An Auto Loan is specifically for car buyers who want to buy a brand-new car, whereas Used Car Loans are for those who want to buy a pre-owned one. Like other Loans, this borrowing type also has specific features and terms and conditions. Of course, the primary aspects such as tenure, interest rate, down payment, and eligibility criteria are common for both Loans, with a slight variation.

Eligibility criteria

Car Loans also have eligibility criteria that become the deciding factor for approval or rejection, which include the borrower’s source of income, age, Loan-to-Value ratio, mandatory documents, type of car, and credit score. You can get quick approval only if you meet these conditions. Your credit score can impact Loan approval and the Car Loan interest rates. Banks often check your credit score before sanctioning the Loan.

You must have an excellent credit score, minimal debt, and a sizeable down payment for the best interest rates. These factors indicate to the bank that you are not a risky borrower and can lead you to closing in on a low interest rate. If your credit score is high, the chances of availing a lower interest rate are higher.

Best scores

A credit score of 700 and above is excellent for getting the best Auto Loan interest rates and terms. It typically takes about four to six months for someone with a score of 650 to reach 750-plus. If you are between 500 and 550, it takes about eight to 12 months. However, the interest rate concession you can avail yourself of depends on the bank to which you have chosen to apply for the Loan.

Most credit reports and scores are calculated based on timely bill payments, debts owed, such as Credit Cards and Loans, your credit history, how many credit accounts you hold, and your credit types. Keeping tabs on your credit score and maintaining a positive history can help you obtain the best interest rates while you purchase your dream car.

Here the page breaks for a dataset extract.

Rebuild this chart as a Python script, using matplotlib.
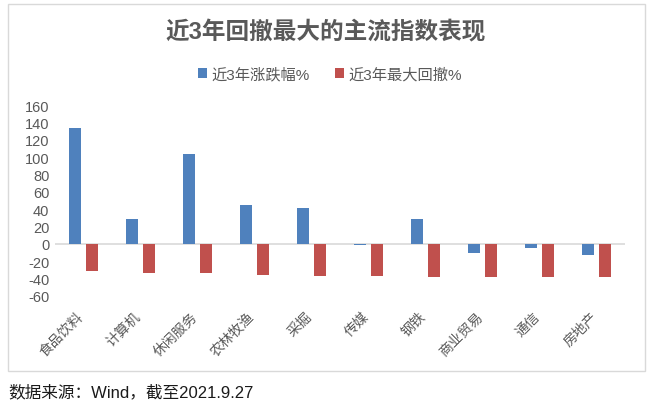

Ways to improve credit scores

Firstly, you need to check your CIBIL report. Find out the errors or mistakes present in it and try to rectify them. Never apply for a new credit request in a short period. Try to settle your outstanding dues or default payments as soon as possible. Ensure that you pay your EMIs and Credit Card bills on time.

If you want to improve your credit score, try paying off all outstanding dues and defaulted payments. Also, try to spend only 30% of your Credit Card limit, as this is considered good for maintaining a good CIBIL score.